Work to complete — Retype exactly what appears below from the line containing "Rebuild this chart" down to the line containing "L, R, T, B = 83, 349, 36, 193", keeping both end lines. Do not include pictures.

The records —

══════════

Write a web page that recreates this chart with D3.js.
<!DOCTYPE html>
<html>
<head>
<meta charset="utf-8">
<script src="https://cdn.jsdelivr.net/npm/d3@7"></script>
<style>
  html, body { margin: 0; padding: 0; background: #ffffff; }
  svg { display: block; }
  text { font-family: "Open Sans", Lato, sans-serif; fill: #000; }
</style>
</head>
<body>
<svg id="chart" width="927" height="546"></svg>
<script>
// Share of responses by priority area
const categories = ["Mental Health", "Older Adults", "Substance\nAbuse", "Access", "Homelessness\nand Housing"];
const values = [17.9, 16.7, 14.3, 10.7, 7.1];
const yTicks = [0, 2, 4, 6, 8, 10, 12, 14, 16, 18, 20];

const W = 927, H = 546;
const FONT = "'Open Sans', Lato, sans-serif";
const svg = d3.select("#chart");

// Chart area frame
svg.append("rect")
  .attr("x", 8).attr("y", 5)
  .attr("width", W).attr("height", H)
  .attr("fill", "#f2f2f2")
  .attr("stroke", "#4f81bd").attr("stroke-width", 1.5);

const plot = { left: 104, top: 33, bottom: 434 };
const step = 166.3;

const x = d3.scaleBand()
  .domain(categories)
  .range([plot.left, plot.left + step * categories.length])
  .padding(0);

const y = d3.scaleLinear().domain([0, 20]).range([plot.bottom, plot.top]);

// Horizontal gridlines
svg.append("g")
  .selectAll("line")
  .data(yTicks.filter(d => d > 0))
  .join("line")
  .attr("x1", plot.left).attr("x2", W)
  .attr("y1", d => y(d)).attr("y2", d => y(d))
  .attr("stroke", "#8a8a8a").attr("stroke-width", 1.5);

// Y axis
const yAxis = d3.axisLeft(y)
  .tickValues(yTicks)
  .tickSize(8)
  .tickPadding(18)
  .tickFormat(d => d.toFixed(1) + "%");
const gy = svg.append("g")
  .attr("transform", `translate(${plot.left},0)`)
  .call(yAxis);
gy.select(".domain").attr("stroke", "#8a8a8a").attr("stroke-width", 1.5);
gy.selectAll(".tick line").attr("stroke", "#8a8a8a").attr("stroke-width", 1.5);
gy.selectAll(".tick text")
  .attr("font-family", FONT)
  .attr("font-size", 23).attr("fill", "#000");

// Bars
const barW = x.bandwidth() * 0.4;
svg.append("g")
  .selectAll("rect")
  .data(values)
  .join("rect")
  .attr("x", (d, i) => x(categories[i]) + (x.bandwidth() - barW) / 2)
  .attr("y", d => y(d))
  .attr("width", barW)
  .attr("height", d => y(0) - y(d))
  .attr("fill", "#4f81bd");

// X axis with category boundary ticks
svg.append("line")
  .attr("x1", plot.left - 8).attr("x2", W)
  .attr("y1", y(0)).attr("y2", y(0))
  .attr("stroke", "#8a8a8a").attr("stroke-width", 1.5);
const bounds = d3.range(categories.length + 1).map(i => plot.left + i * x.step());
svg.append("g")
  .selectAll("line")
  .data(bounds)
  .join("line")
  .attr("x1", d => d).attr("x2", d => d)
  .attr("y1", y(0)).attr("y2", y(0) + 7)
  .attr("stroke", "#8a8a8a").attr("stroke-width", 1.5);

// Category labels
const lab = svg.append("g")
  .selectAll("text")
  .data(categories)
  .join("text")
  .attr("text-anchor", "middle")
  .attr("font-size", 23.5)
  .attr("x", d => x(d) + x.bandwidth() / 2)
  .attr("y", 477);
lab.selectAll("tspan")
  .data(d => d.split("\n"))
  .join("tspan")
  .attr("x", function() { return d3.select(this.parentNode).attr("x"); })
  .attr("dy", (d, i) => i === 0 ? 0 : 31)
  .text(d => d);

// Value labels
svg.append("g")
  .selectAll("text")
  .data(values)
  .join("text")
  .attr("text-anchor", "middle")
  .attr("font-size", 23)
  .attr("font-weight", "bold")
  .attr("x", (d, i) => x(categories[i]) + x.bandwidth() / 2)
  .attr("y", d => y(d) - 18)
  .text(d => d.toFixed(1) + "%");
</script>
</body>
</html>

══════════

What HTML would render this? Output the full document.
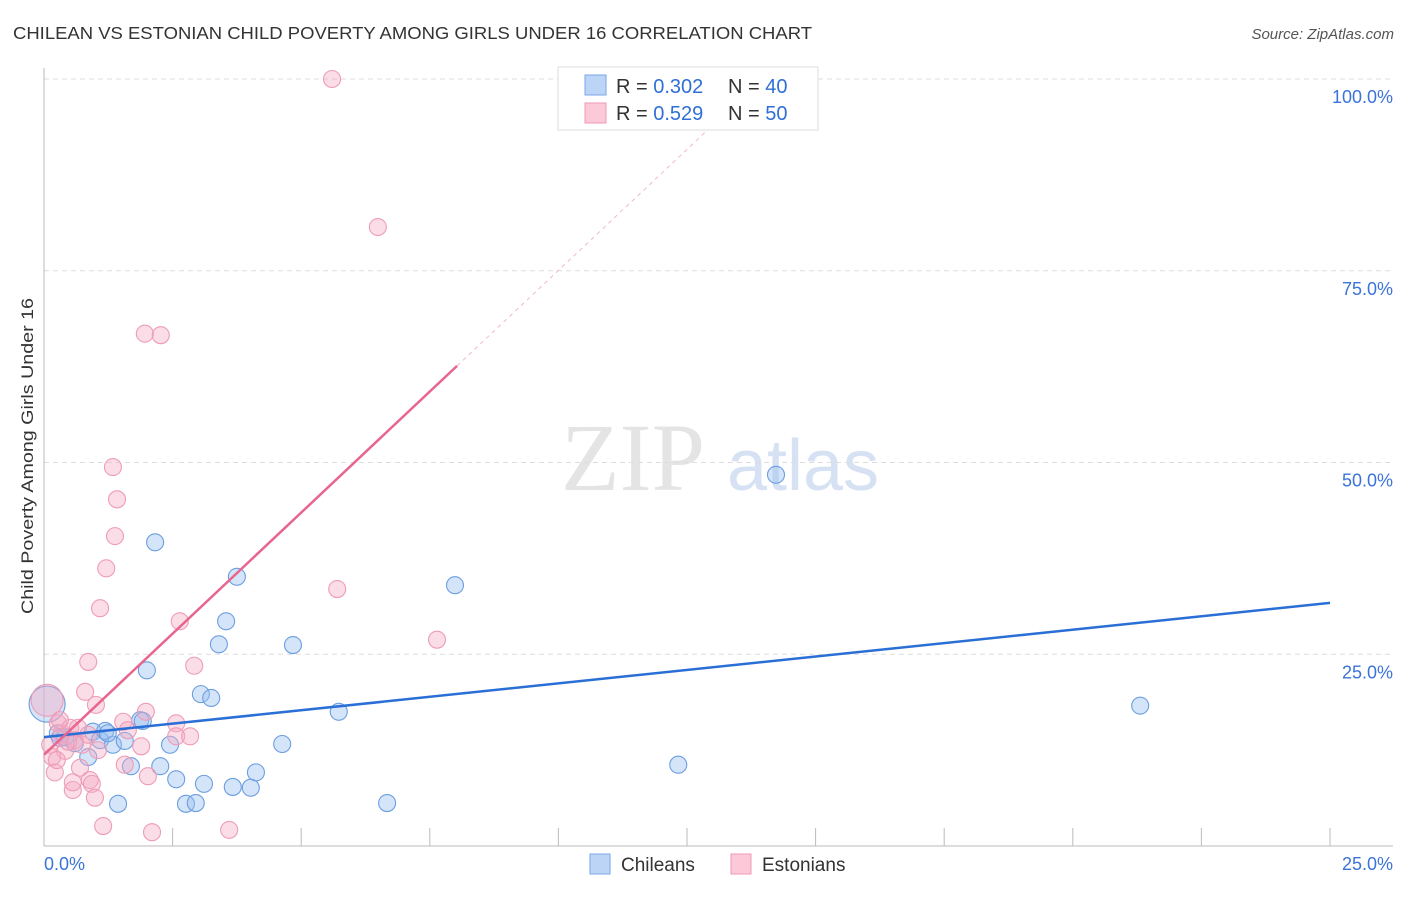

══════════

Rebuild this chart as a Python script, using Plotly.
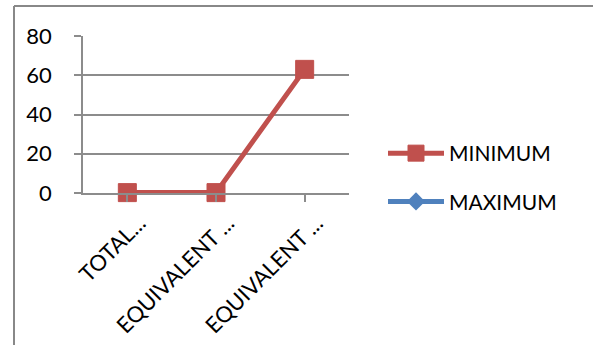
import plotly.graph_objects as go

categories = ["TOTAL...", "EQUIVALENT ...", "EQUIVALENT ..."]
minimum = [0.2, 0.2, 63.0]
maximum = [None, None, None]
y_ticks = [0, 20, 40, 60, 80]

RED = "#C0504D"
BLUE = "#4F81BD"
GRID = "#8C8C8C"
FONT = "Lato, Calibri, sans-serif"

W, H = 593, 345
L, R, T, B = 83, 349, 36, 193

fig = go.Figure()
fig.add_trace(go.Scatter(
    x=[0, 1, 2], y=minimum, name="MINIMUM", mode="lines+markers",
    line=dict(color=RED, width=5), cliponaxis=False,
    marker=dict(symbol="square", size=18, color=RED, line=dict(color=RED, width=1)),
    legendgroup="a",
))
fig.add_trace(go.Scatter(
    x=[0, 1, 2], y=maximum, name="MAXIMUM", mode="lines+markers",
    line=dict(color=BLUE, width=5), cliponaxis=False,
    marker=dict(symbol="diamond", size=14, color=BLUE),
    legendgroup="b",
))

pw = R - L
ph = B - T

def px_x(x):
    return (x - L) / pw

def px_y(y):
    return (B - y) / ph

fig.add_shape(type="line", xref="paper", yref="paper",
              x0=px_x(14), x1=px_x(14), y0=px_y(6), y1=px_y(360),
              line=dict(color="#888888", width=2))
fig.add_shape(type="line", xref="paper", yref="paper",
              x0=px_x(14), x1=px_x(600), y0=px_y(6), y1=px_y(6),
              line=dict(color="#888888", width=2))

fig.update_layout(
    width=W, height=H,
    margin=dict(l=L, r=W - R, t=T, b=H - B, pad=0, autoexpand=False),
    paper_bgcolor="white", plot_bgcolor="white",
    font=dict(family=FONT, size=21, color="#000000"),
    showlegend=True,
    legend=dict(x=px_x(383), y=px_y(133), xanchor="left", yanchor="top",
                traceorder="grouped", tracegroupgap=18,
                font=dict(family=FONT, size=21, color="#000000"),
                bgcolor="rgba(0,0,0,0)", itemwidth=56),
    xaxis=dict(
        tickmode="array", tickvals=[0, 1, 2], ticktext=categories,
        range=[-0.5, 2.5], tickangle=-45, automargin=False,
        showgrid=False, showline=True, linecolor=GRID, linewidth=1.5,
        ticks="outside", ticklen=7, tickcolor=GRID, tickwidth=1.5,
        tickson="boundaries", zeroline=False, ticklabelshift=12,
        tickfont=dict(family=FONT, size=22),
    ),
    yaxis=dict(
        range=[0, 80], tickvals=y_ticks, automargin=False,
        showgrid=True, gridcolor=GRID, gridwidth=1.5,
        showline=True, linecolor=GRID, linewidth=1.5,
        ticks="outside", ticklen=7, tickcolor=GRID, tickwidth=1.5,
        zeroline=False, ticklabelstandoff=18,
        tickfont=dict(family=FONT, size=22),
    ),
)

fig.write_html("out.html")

══════════

Completed task —
Rebuild this chart as a Python script, using Plotly.
import plotly.graph_objects as go

categories = ["TOTAL...", "EQUIVALENT ...", "EQUIVALENT ..."]
minimum = [0.2, 0.2, 63.0]
maximum = [None, None, None]
y_ticks = [0, 20, 40, 60, 80]

RED = "#C0504D"
BLUE = "#4F81BD"
GRID = "#8C8C8C"
FONT = "Lato, Calibri, sans-serif"

W, H = 593, 345
L, R, T, B = 83, 349, 36, 193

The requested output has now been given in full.